These filters are supplied per column in the ServerSideGetRowsRequest via the following property:

Map<String, ColumnFilter> filterModel;

As these filters differ in structure it is necessary to perform some specialised deserialization using the Type Annotations provided by the Jackson Annotations project.

When the filterModel property is deserialized, we will need to select the appropriate concrete ColumnFilter as shown below:

// src/main/java/com/ag/grid/enterprise/spark/demo/filter/ColumnFilter.java @JsonTypeInfo( use = JsonTypeInfo.Id.NAME, include = JsonTypeInfo.As.PROPERTY, property = "filterType") @JsonSubTypes({ @JsonSubTypes.Type(value = NumberColumnFilter.class, name = "number"), @JsonSubTypes.Type(value = SetColumnFilter.class, name = "set") }) public abstract class ColumnFilter { String filterType; }

Here we are using the filterType property to determine which concrete filter class needs to be associated with the ColumnFilter entries in the filterModel map.

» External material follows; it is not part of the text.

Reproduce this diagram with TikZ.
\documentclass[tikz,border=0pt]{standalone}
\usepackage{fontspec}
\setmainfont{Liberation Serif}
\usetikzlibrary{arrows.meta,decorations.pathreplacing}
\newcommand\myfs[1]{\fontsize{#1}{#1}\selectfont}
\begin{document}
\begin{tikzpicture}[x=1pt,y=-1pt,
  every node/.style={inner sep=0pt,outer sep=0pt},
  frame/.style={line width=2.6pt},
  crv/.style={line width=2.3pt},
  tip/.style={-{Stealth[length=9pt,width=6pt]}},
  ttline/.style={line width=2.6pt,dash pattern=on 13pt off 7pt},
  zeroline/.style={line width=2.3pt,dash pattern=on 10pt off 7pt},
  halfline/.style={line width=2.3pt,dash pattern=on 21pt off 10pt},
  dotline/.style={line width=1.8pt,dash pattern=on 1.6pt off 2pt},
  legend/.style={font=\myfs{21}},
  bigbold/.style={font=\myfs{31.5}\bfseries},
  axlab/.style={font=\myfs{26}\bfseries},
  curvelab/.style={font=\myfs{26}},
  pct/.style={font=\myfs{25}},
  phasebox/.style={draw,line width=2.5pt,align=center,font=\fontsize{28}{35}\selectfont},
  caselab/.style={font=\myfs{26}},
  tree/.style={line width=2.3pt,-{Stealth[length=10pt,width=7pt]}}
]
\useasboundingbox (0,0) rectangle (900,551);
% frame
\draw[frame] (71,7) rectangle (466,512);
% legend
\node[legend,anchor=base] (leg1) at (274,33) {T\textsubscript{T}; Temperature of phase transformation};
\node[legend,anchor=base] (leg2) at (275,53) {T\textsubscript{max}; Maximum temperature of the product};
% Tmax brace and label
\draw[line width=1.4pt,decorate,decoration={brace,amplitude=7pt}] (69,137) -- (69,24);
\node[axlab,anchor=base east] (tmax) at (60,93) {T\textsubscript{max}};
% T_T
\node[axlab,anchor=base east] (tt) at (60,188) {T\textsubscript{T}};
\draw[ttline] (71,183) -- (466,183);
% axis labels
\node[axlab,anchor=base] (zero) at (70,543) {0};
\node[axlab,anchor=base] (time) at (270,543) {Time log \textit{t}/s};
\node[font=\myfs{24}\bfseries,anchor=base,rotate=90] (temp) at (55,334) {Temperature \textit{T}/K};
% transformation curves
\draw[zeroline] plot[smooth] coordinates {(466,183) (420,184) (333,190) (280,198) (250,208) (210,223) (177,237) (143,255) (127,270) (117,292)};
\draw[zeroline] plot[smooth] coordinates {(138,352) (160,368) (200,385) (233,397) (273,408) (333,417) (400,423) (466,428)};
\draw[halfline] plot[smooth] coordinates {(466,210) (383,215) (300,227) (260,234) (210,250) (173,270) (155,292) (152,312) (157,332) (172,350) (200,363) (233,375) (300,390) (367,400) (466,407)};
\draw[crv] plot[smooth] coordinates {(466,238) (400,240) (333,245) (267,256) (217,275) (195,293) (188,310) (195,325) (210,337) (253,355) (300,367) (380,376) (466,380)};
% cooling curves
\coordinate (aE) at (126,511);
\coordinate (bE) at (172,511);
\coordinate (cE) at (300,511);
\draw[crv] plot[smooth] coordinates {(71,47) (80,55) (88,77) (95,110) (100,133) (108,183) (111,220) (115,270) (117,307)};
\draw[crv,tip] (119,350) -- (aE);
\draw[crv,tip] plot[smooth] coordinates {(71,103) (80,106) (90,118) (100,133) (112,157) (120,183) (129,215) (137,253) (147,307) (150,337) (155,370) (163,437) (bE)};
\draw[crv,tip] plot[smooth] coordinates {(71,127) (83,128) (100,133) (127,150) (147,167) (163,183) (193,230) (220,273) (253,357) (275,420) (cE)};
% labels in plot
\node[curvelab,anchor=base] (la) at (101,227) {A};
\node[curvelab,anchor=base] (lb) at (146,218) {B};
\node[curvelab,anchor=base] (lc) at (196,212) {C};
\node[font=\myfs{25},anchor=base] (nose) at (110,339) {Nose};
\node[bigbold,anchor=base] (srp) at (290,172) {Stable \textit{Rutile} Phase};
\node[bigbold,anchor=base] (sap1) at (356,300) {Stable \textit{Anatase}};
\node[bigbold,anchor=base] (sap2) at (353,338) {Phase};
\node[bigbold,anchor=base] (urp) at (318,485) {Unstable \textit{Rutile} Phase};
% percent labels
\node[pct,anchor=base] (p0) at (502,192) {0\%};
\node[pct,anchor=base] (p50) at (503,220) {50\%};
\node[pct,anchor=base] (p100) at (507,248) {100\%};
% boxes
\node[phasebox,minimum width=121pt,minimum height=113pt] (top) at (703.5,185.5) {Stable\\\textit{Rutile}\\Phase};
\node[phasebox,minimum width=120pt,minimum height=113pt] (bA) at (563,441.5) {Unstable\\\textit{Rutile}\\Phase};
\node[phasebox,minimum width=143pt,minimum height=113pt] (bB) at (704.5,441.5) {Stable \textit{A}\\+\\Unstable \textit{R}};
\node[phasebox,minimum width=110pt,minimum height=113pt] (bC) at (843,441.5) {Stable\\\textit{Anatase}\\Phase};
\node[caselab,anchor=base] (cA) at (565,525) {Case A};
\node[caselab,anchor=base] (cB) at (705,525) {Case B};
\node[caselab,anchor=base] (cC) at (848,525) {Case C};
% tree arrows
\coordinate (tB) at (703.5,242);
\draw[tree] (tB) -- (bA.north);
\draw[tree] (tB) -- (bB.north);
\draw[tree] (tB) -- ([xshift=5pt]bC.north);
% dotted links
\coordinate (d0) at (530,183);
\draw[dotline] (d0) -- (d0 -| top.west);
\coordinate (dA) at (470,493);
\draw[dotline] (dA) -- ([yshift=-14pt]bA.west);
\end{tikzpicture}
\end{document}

The filters are supplied to the DataFrame using standard SQL syntax as shown below:

// src/main/java/com/ag/grid/enterprise/spark/demo/dao/OlympicMedalDao.java Stream columnFilters = filterModel.entrySet() .stream() .map(applyColumnFilters); Stream groupToFilter = zip(groupKeys.stream(), rowGroups.stream(), (key, group) -> group + " = '" + key + "'"); String filters = concat(columnFilters, groupToFilter).collect(joining(" AND ")); df.filter(filters);

Grouping

Grouping is performed using Dataset.groupBy() as shown below:

// src/main/java/com/ag/grid/enterprise/spark/demo/dao/OlympicMedalDao.java private Dataset<Row> groupBy(Dataset<Row> df) { if (!isGrouping) return df; Column[] groups = rowGroups.stream() .limit(groupKeys.size() + 1) .map(functions::col) .toArray(Column[]::new); return agg(pivot(df.groupBy(groups))); }

The result of a groupBy() transformation is a RelationalGroupedDataset collection. This is supplied to the pivot and agg functions.

Pivoting

Spark SQL provides a convenient pivot function to create pivot tables, however as it currently only supports pivots on a single column our example will only allow pivoting on the sport column. This is enabled on the ColDef.enablePivot=true in the client code.

// src/main/java/com/ag/grid/enterprise/spark/demo/service/OlympicMedalsService.java private RelationalGroupedDataset pivot(RelationalGroupedDataset groupedDf) { if (!isPivotMode) return groupedDf; // spark sql only supports a single pivot column Optional<String> pivotColumn = pivotColumns.stream() .map(ColumnVO::getField) .findFirst(); return pivotColumn.map(groupedDf::pivot).orElse(groupedDf); }

The result of a pivot() transformation is also a RelationalGroupedDataset.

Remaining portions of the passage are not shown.